=== Written problem ===
Every record here needs to be written out again exactly.

=== Given records ===
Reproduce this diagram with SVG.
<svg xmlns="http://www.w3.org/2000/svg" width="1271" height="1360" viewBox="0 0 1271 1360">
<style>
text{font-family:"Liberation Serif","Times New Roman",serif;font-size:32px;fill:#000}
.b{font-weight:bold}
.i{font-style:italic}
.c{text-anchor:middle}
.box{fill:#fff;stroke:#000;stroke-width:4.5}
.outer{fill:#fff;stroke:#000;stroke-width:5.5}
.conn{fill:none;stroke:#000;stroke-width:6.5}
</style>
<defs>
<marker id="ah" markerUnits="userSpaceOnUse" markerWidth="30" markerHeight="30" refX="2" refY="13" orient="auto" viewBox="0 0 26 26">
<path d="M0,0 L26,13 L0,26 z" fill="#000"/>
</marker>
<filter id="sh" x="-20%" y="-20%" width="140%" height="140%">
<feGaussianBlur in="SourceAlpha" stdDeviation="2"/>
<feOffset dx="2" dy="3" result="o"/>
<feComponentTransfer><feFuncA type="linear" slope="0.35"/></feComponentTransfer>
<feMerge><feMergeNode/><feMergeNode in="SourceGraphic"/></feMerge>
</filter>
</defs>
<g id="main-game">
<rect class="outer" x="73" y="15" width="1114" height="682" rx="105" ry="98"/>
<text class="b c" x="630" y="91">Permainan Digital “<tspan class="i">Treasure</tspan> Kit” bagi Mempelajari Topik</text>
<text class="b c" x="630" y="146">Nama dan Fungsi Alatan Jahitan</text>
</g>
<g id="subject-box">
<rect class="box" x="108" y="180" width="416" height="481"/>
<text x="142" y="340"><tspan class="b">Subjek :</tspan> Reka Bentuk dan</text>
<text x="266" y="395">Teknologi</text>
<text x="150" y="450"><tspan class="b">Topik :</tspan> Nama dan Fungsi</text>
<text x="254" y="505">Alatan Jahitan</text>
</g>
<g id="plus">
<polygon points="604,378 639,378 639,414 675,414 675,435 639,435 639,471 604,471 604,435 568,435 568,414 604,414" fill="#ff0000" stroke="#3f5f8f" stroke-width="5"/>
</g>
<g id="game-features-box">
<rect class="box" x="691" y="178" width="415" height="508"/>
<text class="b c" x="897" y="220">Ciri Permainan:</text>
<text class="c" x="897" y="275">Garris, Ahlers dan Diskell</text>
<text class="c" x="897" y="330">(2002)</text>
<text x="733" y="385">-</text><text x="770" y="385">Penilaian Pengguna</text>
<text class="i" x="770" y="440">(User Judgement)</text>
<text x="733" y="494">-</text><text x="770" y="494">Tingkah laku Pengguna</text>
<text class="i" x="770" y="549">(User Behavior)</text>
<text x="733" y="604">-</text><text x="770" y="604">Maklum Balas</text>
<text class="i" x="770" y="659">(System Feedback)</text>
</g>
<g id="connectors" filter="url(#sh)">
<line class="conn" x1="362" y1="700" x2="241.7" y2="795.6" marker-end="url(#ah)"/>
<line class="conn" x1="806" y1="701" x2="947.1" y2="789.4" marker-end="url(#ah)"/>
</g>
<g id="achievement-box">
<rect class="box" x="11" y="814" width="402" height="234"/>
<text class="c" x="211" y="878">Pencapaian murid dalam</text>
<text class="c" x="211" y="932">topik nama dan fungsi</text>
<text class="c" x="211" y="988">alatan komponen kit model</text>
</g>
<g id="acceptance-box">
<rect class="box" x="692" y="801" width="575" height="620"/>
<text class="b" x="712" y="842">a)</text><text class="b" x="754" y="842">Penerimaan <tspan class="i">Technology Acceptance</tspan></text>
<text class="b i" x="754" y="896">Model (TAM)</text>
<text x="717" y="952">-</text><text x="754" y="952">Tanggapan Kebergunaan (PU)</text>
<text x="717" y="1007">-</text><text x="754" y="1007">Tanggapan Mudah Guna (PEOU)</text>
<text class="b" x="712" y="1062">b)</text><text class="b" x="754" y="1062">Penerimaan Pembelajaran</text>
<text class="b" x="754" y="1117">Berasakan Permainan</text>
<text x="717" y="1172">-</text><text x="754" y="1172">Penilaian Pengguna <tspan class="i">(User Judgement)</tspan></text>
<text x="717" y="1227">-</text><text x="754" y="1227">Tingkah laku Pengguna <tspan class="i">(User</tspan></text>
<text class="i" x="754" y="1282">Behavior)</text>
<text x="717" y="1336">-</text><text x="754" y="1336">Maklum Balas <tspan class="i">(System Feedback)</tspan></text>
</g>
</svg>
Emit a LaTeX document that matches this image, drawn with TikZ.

=== Written answer ===
Reproduce this diagram with SVG.
<svg xmlns="http://www.w3.org/2000/svg" width="1271" height="1360" viewBox="0 0 1271 1360">
<style>
text{font-family:"Liberation Serif","Times New Roman",serif;font-size:32px;fill:#000}
.b{font-weight:bold}
.i{font-style:italic}
.c{text-anchor:middle}
.box{fill:#fff;stroke:#000;stroke-width:4.5}
.outer{fill:#fff;stroke:#000;stroke-width:5.5}
.conn{fill:none;stroke:#000;stroke-width:6.5}
</style>
<defs>
<marker id="ah" markerUnits="userSpaceOnUse" markerWidth="30" markerHeight="30" refX="2" refY="13" orient="auto" viewBox="0 0 26 26">
<path d="M0,0 L26,13 L0,26 z" fill="#000"/>
</marker>
<filter id="sh" x="-20%" y="-20%" width="140%" height="140%">
<feGaussianBlur in="SourceAlpha" stdDeviation="2"/>
<feOffset dx="2" dy="3" result="o"/>
<feComponentTransfer><feFuncA type="linear" slope="0.35"/></feComponentTransfer>
<feMerge><feMergeNode/><feMergeNode in="SourceGraphic"/></feMerge>
</filter>
</defs>
<g id="main-game">
<rect class="outer" x="73" y="15" width="1114" height="682" rx="105" ry="98"/>
<text class="b c" x="630" y="91">Permainan Digital “<tspan class="i">Treasure</tspan> Kit” bagi Mempelajari Topik</text>
<text class="b c" x="630" y="146">Nama dan Fungsi Alatan Jahitan</text>
</g>
<g id="subject-box">
<rect class="box" x="108" y="180" width="416" height="481"/>
<text x="142" y="340"><tspan class="b">Subjek :</tspan> Reka Bentuk dan</text>
<text x="266" y="395">Teknologi</text>
<text x="150" y="450"><tspan class="b">Topik :</tspan> Nama dan Fungsi</text>
<text x="254" y="505">Alatan Jahitan</text>
</g>
<g id="plus">
<polygon points="604,378 639,378 639,414 675,414 675,435 639,435 639,471 604,471 604,435 568,435 568,414 604,414" fill="#ff0000" stroke="#3f5f8f" stroke-width="5"/>
</g>
<g id="game-features-box">
<rect class="box" x="691" y="178" width="415" height="508"/>
<text class="b c" x="897" y="220">Ciri Permainan:</text>
<text class="c" x="897" y="275">Garris, Ahlers dan Diskell</text>
<text class="c" x="897" y="330">(2002)</text>
<text x="733" y="385">-</text><text x="770" y="385">Penilaian Pengguna</text>
<text class="i" x="770" y="440">(User Judgement)</text>
<text x="733" y="494">-</text><text x="770" y="494">Tingkah laku Pengguna</text>
<text class="i" x="770" y="549">(User Behavior)</text>
<text x="733" y="604">-</text><text x="770" y="604">Maklum Balas</text>
<text class="i" x="770" y="659">(System Feedback)</text>
</g>
<g id="connectors" filter="url(#sh)">
<line class="conn" x1="362" y1="700" x2="241.7" y2="795.6" marker-end="url(#ah)"/>
<line class="conn" x1="806" y1="701" x2="947.1" y2="789.4" marker-end="url(#ah)"/>
</g>
<g id="achievement-box">
<rect class="box" x="11" y="814" width="402" height="234"/>
<text class="c" x="211" y="878">Pencapaian murid dalam</text>
<text class="c" x="211" y="932">topik nama dan fungsi</text>
<text class="c" x="211" y="988">alatan komponen kit model</text>
</g>
<g id="acceptance-box">
<rect class="box" x="692" y="801" width="575" height="620"/>
<text class="b" x="712" y="842">a)</text><text class="b" x="754" y="842">Penerimaan <tspan class="i">Technology Acceptance</tspan></text>
<text class="b i" x="754" y="896">Model (TAM)</text>
<text x="717" y="952">-</text><text x="754" y="952">Tanggapan Kebergunaan (PU)</text>
<text x="717" y="1007">-</text><text x="754" y="1007">Tanggapan Mudah Guna (PEOU)</text>
<text class="b" x="712" y="1062">b)</text><text class="b" x="754" y="1062">Penerimaan Pembelajaran</text>
<text class="b" x="754" y="1117">Berasakan Permainan</text>
<text x="717" y="1172">-</text><text x="754" y="1172">Penilaian Pengguna <tspan class="i">(User Judgement)</tspan></text>
<text x="717" y="1227">-</text><text x="754" y="1227">Tingkah laku Pengguna <tspan class="i">(User</tspan></text>
<text class="i" x="754" y="1282">Behavior)</text>
<text x="717" y="1336">-</text><text x="754" y="1336">Maklum Balas <tspan class="i">(System Feedback)</tspan></text>
</g>
</svg>
Emit a LaTeX document that matches this image, drawn with TikZ.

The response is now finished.